JOB: Skip the pictures. Reproduce all other material exactly.

┏━━

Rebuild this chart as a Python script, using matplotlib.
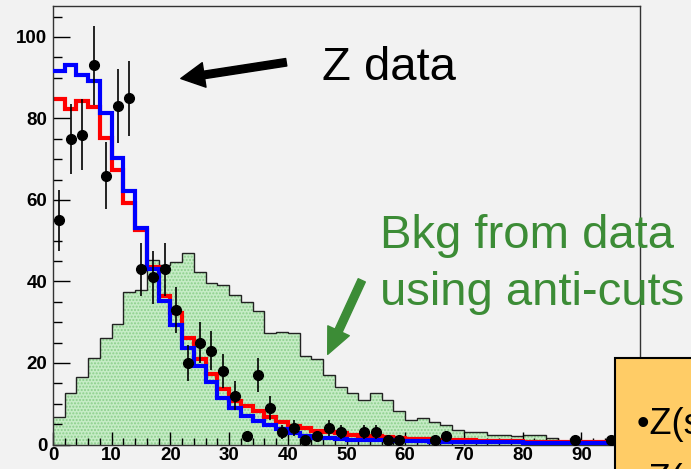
import numpy as np
import matplotlib.pyplot as plt
from matplotlib.patches import Rectangle
from matplotlib.ticker import MultipleLocator

# histogram binning: 50 bins of width 2 from 0 to 100
edges = np.arange(0, 101, 2)

# Z simulation (red) and Z expectation (blue), per bin
z_red = [84.8, 82.3, 84.4, 82.7, 75.1, 67.4, 59.3, 52.6, 43.6, 36.4,
         32.2, 26.1, 21.1, 17.3, 13.5, 10.7, 9.5, 8.2, 6.8, 5.6,
         4.6, 4.0, 3.3, 3.0, 2.8, 2.3, 2.1, 2.0, 1.8, 1.6,
         1.4, 1.3, 1.2, 1.1, 1.0, 1.0, 0.9, 0.9, 0.8, 0.8,
         0.7, 0.7, 0.6, 0.6, 0.5, 0.5, 0.5, 0.4, 0.4, 0.4]
z_blue = [91.7, 93.0, 90.7, 89.1, 81.3, 70.4, 62.3, 53.2, 43.0, 35.2,
          29.3, 23.6, 19.3, 15.3, 11.3, 8.9, 7.0, 5.8, 4.7, 3.9,
          2.7, 2.1, 1.7, 1.5, 1.3, 1.2, 1.1, 1.0, 1.0, 0.9,
          0.8, 0.8, 0.7, 0.7, 0.6, 0.6, 0.6, 0.5, 0.5, 0.5,
          0.4, 0.4, 0.4, 0.4, 0.3, 0.3, 0.3, 0.3, 0.3, 0.3]

# background from anti-cut sample (green)
bkg = [6.7, 12.6, 16.6, 21.3, 26.1, 29.6, 37.4, 37.9, 45.2, 44.0,
       44.9, 46.9, 42.4, 39.7, 39.1, 36.7, 35.0, 32.7, 27.4, 27.6,
       27.4, 21.7, 20.9, 17.1, 14.2, 12.7, 10.8, 12.6, 10.8, 8.1,
       6.0, 6.4, 5.4, 4.9, 3.6, 3.1, 3.1, 2.3, 2.3, 2.0,
       2.4, 2.4, 1.5, 0.6, 0.6, 0.3, 0.8, 0.8, 0.5, 0.5]

# Z data points (bin centres with non-zero counts)
data_x = [1, 3, 5, 7, 9, 11, 13, 15, 17, 19, 21, 23, 25, 27, 29, 31, 33,
          35, 37, 39, 41, 43, 45, 47, 49, 53, 55, 57, 59, 65, 67, 89, 95]
data_y = [55, 75, 76, 93, 66, 83, 85, 43, 41, 43, 33, 20, 25, 23, 18, 12, 2,
          17, 9, 3, 4, 1, 2, 4, 3, 3, 3, 1, 1, 1, 2, 1, 1]

xticks = [0, 10, 20, 30, 40, 50, 60, 70, 80, 90, 100]
yticks = [0, 20, 40, 60, 80, 100]

bg = '#f2f2f2'
green_txt = '#3c8c36'
font = 'Liberation Sans'

fig = plt.figure(figsize=(6.91, 4.69), dpi=100, facecolor=bg)
W, H = 691, 469
ax = fig.add_axes([53 / W, (H - 444.5) / H, (640 - 53) / W, (444.5 - 6) / H])
ax.set_facecolor(bg)

# background histogram: light green fill with dotted pattern, black outline
ax.stairs(bkg, edges, fill=True, facecolor='#c6ecc6', edgecolor='none', zorder=1)
ax.stairs(bkg, edges, fill=True, facecolor='none', edgecolor='#8ccf8c',
          hatch='.....', linewidth=0, zorder=1.1)
ax.stairs(bkg, edges, baseline=None, color='#222222', linewidth=1.0, zorder=1.2)

ax.stairs(z_red, edges, baseline=None, color='#ff0000', linewidth=3.0, zorder=2)
ax.stairs(z_blue, edges, baseline=None, color='#0000ff', linewidth=3.0, zorder=3)

ax.errorbar(data_x, data_y, yerr=np.sqrt(data_y), fmt='o', color='black',
            ms=7, elinewidth=1.2, capsize=0, zorder=4)

ax.set_xlim(0, 100)
ax.set_ylim(0, 107.6)
ax.set_xticks(xticks)
ax.set_yticks(yticks)
ax.xaxis.set_minor_locator(MultipleLocator(2))
ax.yaxis.set_minor_locator(MultipleLocator(5))
ax.tick_params(axis='y', which='major', direction='in', length=12, width=1, pad=4)
ax.tick_params(axis='y', which='minor', direction='in', length=6.5, width=1)
ax.tick_params(axis='x', which='major', direction='in', length=9.5, width=1, pad=2)
ax.tick_params(axis='x', which='minor', direction='in', length=5, width=1)
for lab in ax.get_xticklabels() + ax.get_yticklabels():
    lab.set_fontfamily(font)
    lab.set_fontweight('bold')
    lab.set_fontsize(13.5)
for s in ax.spines.values():
    s.set_color('#333333')
    s.set_linewidth(1.0)

# annotations
ax.annotate('', xy=(21.3, 89.7), xytext=(40.2, 93.9),
            arrowprops=dict(arrowstyle='simple,head_length=1.0,head_width=1.05,tail_width=0.32',
                            color='black', mutation_scale=17),
            annotation_clip=False, zorder=6)
ax.text(45.8, 89.5, 'Z data', fontsize=34, family=font, color='black',
        va='baseline', ha='left', zorder=6)

ax.annotate('', xy=(46.6, 21.5), xytext=(52.8, 40.9),
            arrowprops=dict(arrowstyle='simple,head_length=1.1,head_width=1.0,tail_width=0.33',
                            color=green_txt, mutation_scale=17),
            annotation_clip=False, zorder=6)
ax.text(55.7, 48.2, 'Bkg from data', fontsize=34, family=font, color=green_txt,
        va='baseline', ha='left', zorder=6, clip_on=False)
ax.text(55.7, 34.2, 'using anti-cuts', fontsize=34, family=font, color=green_txt,
        va='baseline', ha='left', zorder=6, clip_on=False)

# legend box in the lower right corner, running off the edge of the slide
box = Rectangle((615 / W, -0.05), 0.2, (H - 358) / H + 0.05, transform=fig.transFigure,
                facecolor='#ffcc66', edgecolor='black', linewidth=1.5, zorder=10)
fig.patches.append(box)
fig.text(637 / W, (H - 434) / H, '•Z(sig) MC', fontsize=26, family=font,
         va='baseline', ha='left', zorder=11)
fig.text(637 / W, (H - 490) / H, '•Z(data)', fontsize=26, family=font,
         va='baseline', ha='left', zorder=11)

fig.savefig('out.png', dpi=100, facecolor=bg)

┗━━

COMPLETE RESPONSE:
Rebuild this chart as a Python script, using matplotlib.
import numpy as np
import matplotlib.pyplot as plt
from matplotlib.patches import Rectangle
from matplotlib.ticker import MultipleLocator

# histogram binning: 50 bins of width 2 from 0 to 100
edges = np.arange(0, 101, 2)

# Z simulation (red) and Z expectation (blue), per bin
z_red = [84.8, 82.3, 84.4, 82.7, 75.1, 67.4, 59.3, 52.6, 43.6, 36.4,
         32.2, 26.1, 21.1, 17.3, 13.5, 10.7, 9.5, 8.2, 6.8, 5.6,
         4.6, 4.0, 3.3, 3.0, 2.8, 2.3, 2.1, 2.0, 1.8, 1.6,
         1.4, 1.3, 1.2, 1.1, 1.0, 1.0, 0.9, 0.9, 0.8, 0.8,
         0.7, 0.7, 0.6, 0.6, 0.5, 0.5, 0.5, 0.4, 0.4, 0.4]
z_blue = [91.7, 93.0, 90.7, 89.1, 81.3, 70.4, 62.3, 53.2, 43.0, 35.2,
          29.3, 23.6, 19.3, 15.3, 11.3, 8.9, 7.0, 5.8, 4.7, 3.9,
          2.7, 2.1, 1.7, 1.5, 1.3, 1.2, 1.1, 1.0, 1.0, 0.9,
          0.8, 0.8, 0.7, 0.7, 0.6, 0.6, 0.6, 0.5, 0.5, 0.5,
          0.4, 0.4, 0.4, 0.4, 0.3, 0.3, 0.3, 0.3, 0.3, 0.3]

# background from anti-cut sample (green)
bkg = [6.7, 12.6, 16.6, 21.3, 26.1, 29.6, 37.4, 37.9, 45.2, 44.0,
       44.9, 46.9, 42.4, 39.7, 39.1, 36.7, 35.0, 32.7, 27.4, 27.6,
       27.4, 21.7, 20.9, 17.1, 14.2, 12.7, 10.8, 12.6, 10.8, 8.1,
       6.0, 6.4, 5.4, 4.9, 3.6, 3.1, 3.1, 2.3, 2.3, 2.0,
       2.4, 2.4, 1.5, 0.6, 0.6, 0.3, 0.8, 0.8, 0.5, 0.5]

# Z data points (bin centres with non-zero counts)
data_x = [1, 3, 5, 7, 9, 11, 13, 15, 17, 19, 21, 23, 25, 27, 29, 31, 33,
          35, 37, 39, 41, 43, 45, 47, 49, 53, 55, 57, 59, 65, 67, 89, 95]
data_y = [55, 75, 76, 93, 66, 83, 85, 43, 41, 43, 33, 20, 25, 23, 18, 12, 2,
          17, 9, 3, 4, 1, 2, 4, 3, 3, 3, 1, 1, 1, 2, 1, 1]

xticks = [0, 10, 20, 30, 40, 50, 60, 70, 80, 90, 100]
yticks = [0, 20, 40, 60, 80, 100]

bg = '#f2f2f2'
green_txt = '#3c8c36'
font = 'Liberation Sans'

fig = plt.figure(figsize=(6.91, 4.69), dpi=100, facecolor=bg)
W, H = 691, 469
ax = fig.add_axes([53 / W, (H - 444.5) / H, (640 - 53) / W, (444.5 - 6) / H])
ax.set_facecolor(bg)

# background histogram: light green fill with dotted pattern, black outline
ax.stairs(bkg, edges, fill=True, facecolor='#c6ecc6', edgecolor='none', zorder=1)
ax.stairs(bkg, edges, fill=True, facecolor='none', edgecolor='#8ccf8c',
          hatch='.....', linewidth=0, zorder=1.1)
ax.stairs(bkg, edges, baseline=None, color='#222222', linewidth=1.0, zorder=1.2)

ax.stairs(z_red, edges, baseline=None, color='#ff0000', linewidth=3.0, zorder=2)
ax.stairs(z_blue, edges, baseline=None, color='#0000ff', linewidth=3.0, zorder=3)

ax.errorbar(data_x, data_y, yerr=np.sqrt(data_y), fmt='o', color='black',
            ms=7, elinewidth=1.2, capsize=0, zorder=4)

ax.set_xlim(0, 100)
ax.set_ylim(0, 107.6)
ax.set_xticks(xticks)
ax.set_yticks(yticks)
ax.xaxis.set_minor_locator(MultipleLocator(2))
ax.yaxis.set_minor_locator(MultipleLocator(5))
ax.tick_params(axis='y', which='major', direction='in', length=12, width=1, pad=4)
ax.tick_params(axis='y', which='minor', direction='in', length=6.5, width=1)
ax.tick_params(axis='x', which='major', direction='in', length=9.5, width=1, pad=2)
ax.tick_params(axis='x', which='minor', direction='in', length=5, width=1)
for lab in ax.get_xticklabels() + ax.get_yticklabels():
    lab.set_fontfamily(font)
    lab.set_fontweight('bold')
    lab.set_fontsize(13.5)
for s in ax.spines.values():
    s.set_color('#333333')
    s.set_linewidth(1.0)

# annotations
ax.annotate('', xy=(21.3, 89.7), xytext=(40.2, 93.9),
            arrowprops=dict(arrowstyle='simple,head_length=1.0,head_width=1.05,tail_width=0.32',
                            color='black', mutation_scale=17),
            annotation_clip=False, zorder=6)
ax.text(45.8, 89.5, 'Z data', fontsize=34, family=font, color='black',
        va='baseline', ha='left', zorder=6)

ax.annotate('', xy=(46.6, 21.5), xytext=(52.8, 40.9),
            arrowprops=dict(arrowstyle='simple,head_length=1.1,head_width=1.0,tail_width=0.33',
                            color=green_txt, mutation_scale=17),
            annotation_clip=False, zorder=6)
ax.text(55.7, 48.2, 'Bkg from data', fontsize=34, family=font, color=green_txt,
        va='baseline', ha='left', zorder=6, clip_on=False)
ax.text(55.7, 34.2, 'using anti-cuts', fontsize=34, family=font, color=green_txt,
        va='baseline', ha='left', zorder=6, clip_on=False)

# legend box in the lower right corner, running off the edge of the slide
box = Rectangle((615 / W, -0.05), 0.2, (H - 358) / H + 0.05, transform=fig.transFigure,
                facecolor='#ffcc66', edgecolor='black', linewidth=1.5, zorder=10)
fig.patches.append(box)
fig.text(637 / W, (H - 434) / H, '•Z(sig) MC', fontsize=26, family=font,
         va='baseline', ha='left', zorder=11)
fig.text(637 / W, (H - 490) / H, '•Z(data)', fontsize=26, family=font,
         va='baseline', ha='left', zorder=11)

fig.savefig('out.png', dpi=100, facecolor=bg)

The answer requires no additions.